Umubyeyi also says that on the day of umuganura (now also known as Thanksgiving Day or National Harvest Day), specific dances were exhibited because it was one of the biggest days of the year.

Umuganura was a day of feasting, and giving thanks to God and the ancestors, not only for the harvest, but also for all the good things in life. The festival was also an occasion to bring together Rwandans from all social ranks in a bid to cement the social fabric of Rwandan society.

A young Intore dancer in Kigali City traditional troupe Indatirwabahizi. File photo

Instilling values

Francis Wasswa, a traditionalist, says aside from the fact that the Rwandan traditional dance conveys important messages and flaunts the beauty of the country, the dances also help instil cultural values in society.

“They would teach the young how to be people of integrity. They were groomed to be courageous and ambitious, to be a true Rwandan,” he says.

Children would come together and learn a lot through dance, Umubyeyi says.

Through Itorero, a cultural school where Rwandans would learn language, patriotism, social relations, sports, dancing, songs and defence, boys were groomed into men. They were also trained to be warriors; they would learn how to shoot and fight using spears and clubs. In the evenings when they were done with the lessons, they would dance.

Girls, on the other hand, were trained through urubohero, where they were taught to be good wives, and how to sow and make handicrafts. Lessons were accompanied by songs and dances.

“Dancing was a big deal in the past, it reflected proper upbringing and also created harmony in society,” Umubyeyi says.

Rwanda National Ballet, Urukerereza, dancing intore style. File

How can the youth relate?

Kalisa says the youth are faced with many challenges, which include not fully understanding their culture. He blames colonialists who tampered with Rwanda’s culture.

“When they came, what they did was to take away our culture; the first thing they did was to remove Itorero yet it is where people learnt their culture from. That’s how they taught people new dances and songs and our culture got mixed up,” he says.
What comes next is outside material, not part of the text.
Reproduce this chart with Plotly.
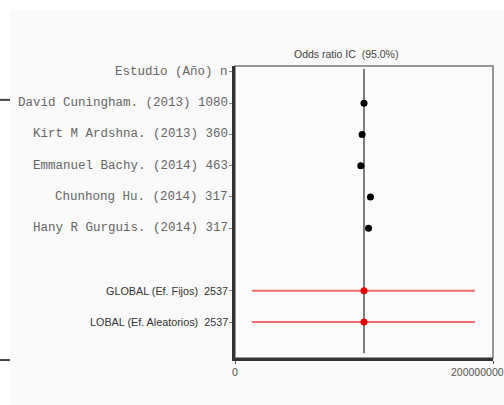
import plotly.graph_objects as go

# Study rows (row index counts down from the header)
header_label = "Estudio (Año) n"
study_labels = [
    "David Cuningham. (2013) 1080",
    "Kirt M Ardshna. (2013) 360",
    "Emmanuel Bachy. (2014) 463",
    "Chunhong Hu. (2014) 317",
    "Hany R Gurguis. (2014) 317",
]
study_rows = [1, 2, 3, 4, 5]
study_or = [1.00e8, 0.985e8, 0.975e8, 1.05e8, 1.035e8]

# Pooled estimates
summary_labels = ["GLOBAL (Ef. Fijos)  2537", "LOBAL (Ef. Aleatorios)  2537"]
summary_rows = [7, 8]
summary_or = [1.00e8, 1.00e8]
summary_low = [1.3e7, 1.3e7]
summary_high = [1.86e8, 1.86e8]

null_line = 1.0e8
x_ticks = [0, 2e8]
x_tick_labels = ["0", "200000000"]
title_text = "Odds ratio IC  (95.0%)"

fig = go.Figure()

# confidence intervals of the pooled estimates
for r, lo, hi in zip(summary_rows, summary_low, summary_high):
    fig.add_trace(go.Scatter(x=[lo, hi], y=[r, r], mode="lines",
                             line=dict(color="#ef6f6f", width=2),
                             hoverinfo="skip", showlegend=False))

fig.add_trace(go.Scatter(x=study_or, y=study_rows, mode="markers",
                         marker=dict(color="black", size=7),
                         showlegend=False))
fig.add_trace(go.Scatter(x=summary_or, y=summary_rows, mode="markers",
                         marker=dict(color="#e00000", size=7),
                         showlegend=False))

shapes = [
    # light page edge strips
    dict(type="rect", xref="paper", yref="paper", x0=-0.92, x1=-0.872,
         y0=-0.2, y1=1.25, fillcolor="white", line_width=0, layer="below"),
    dict(type="rect", xref="paper", yref="paper", x0=-0.92, x1=1.1,
         y0=1.192, y1=1.25, fillcolor="white", line_width=0, layer="below"),
    dict(type="line", xref="paper", yref="paper", x0=-0.92, x1=-0.872,
         y0=0.884, y1=0.884, line=dict(color="#444", width=2)),
    dict(type="line", xref="paper", yref="paper", x0=-0.92, x1=-0.872,
         y0=-0.007, y1=-0.007, line=dict(color="#444", width=2)),
    # plot frame (top/right lighter)
    dict(type="rect", xref="paper", yref="paper", x0=0, x1=1, y0=0, y1=1,
         line=dict(color="#777", width=1.5), layer="below"),
    # line of no effect
    dict(type="line", xref="x", yref="y", x0=null_line, x1=null_line,
         y0=-0.1, y1=9.0, line=dict(color="#555", width=1.5), layer="below"),
]

annotations = []
mono = dict(family="Liberation Mono, Courier New, monospace", size=12.5, color="#666")
sans = dict(family="Liberation Sans, Arial, sans-serif", size=10.8, color="#333")

annotations.append(dict(x=0, xref="paper", y=0, yref="y", text=header_label,
                        xanchor="right", yanchor="middle", xshift=-5,
                        showarrow=False, font=mono))
for lab, r in zip(study_labels, study_rows):
    annotations.append(dict(x=0, xref="paper", y=r, yref="y", text=lab,
                            xanchor="right", yanchor="middle", xshift=-5,
                            showarrow=False, font=mono))
for lab, r in zip(summary_labels, summary_rows):
    annotations.append(dict(x=0, xref="paper", y=r, yref="y", text=lab,
                            xanchor="right", yanchor="middle", xshift=-5,
                            showarrow=False, font=sans))

# x tick labels
tick_font = dict(family="Liberation Sans, Arial", size=10.5, color="#555")
annotations.append(dict(x=x_ticks[0], xref="x", y=0, yref="paper",
                        text=x_tick_labels[0], xanchor="center", yanchor="top",
                        yshift=-6, showarrow=False, font=tick_font))
annotations.append(dict(x=x_ticks[1], xref="x", y=0, yref="paper",
                        text=x_tick_labels[1], xanchor="left", yanchor="top",
                        xshift=-44, yshift=-6, showarrow=False, font=tick_font))

annotations.append(dict(x=null_line, xref="x", y=1, yref="paper", text=title_text,
                        xanchor="center", yanchor="bottom", xshift=-18, yshift=4,
                        showarrow=False,
                        font=dict(family="Liberation Sans, Arial", size=10.5, color="#444")))

fig.update_layout(
    width=504, height=405,
    margin=dict(l=235, r=11, t=66, b=47),
    paper_bgcolor="#fafafa", plot_bgcolor="#fcfcfc",
    shapes=shapes, annotations=annotations,
    xaxis=dict(range=[0, 2e8], showgrid=False, zeroline=False,
               tickvals=x_ticks, ticktext=["", ""], ticks="outside",
               ticklen=3, tickcolor="#555", showline=True,
               linecolor="#333", linewidth=2.5),
    yaxis=dict(range=[9.15, -0.19], showgrid=False, zeroline=False,
               tickvals=[0] + study_rows + summary_rows,
               ticktext=[""] * (1 + len(study_rows) + len(summary_rows)),
               ticks="outside", ticklen=3, tickcolor="#888",
               showline=True, linecolor="#333", linewidth=2.5),
)

fig.write_html("out.html")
“Someone who takes away your culture is akin to one who kills you, for without culture, you’re as good as dead. Our Government is doing a lot to revive our culture, this is why there isindangamirwa (a programme designed to instil values and qualities of good leadership in the youth).”

Dr Jacques Nzabonimpa, the director of culture at Rwanda Academy of Language and Culture, says the fact that Rwanda’s culture was not recorded in past years posed a risk of conveying the wrong message to future generations.

Back then, cultural norms and values were passed on by word of mouth.

He is, however, of the view that there is need to find creative ways to have more youth engage in cultural activities.

“We need to do this collectively; the first way is through families; parents need to instil a sense of culture in their children. There are various Government initiated programmes at the village level, for example, umugoroba wa babyeyi, (an evening with parents), where lessons on culture are passed on,” he says.

In schools, the Ministry of Sports and Culture in partnership with Ministry of Youth introduced a programme called ‘Culture in Schools’ which helps the youth learn more about culture, and historical poems, songs and dances.

Nzabonimpa points out that preserving and promoting culture is at the forefront of the responsible stakeholders’ agenda and this is why a number of initiatives are in place.

“What we are doing is to write books; a number of books have been published about Rwandan culture. We take them to schools and it’s one way of teaching culture to the young generation,” he says.

He applauds the Rwanda Development Board and Arsenal deal, saying that it is one of the best ways to promote Rwandan culture around the world.

“That was a good move because Arsenal has many viewers and followers all over the world. Millions of people have watched that video and we have received feedback. We have so many people writing to us asking about the Rwandan dance and the people. People all over the world want to know who we are. It is evident that it is going to boost tourism in Rwanda.”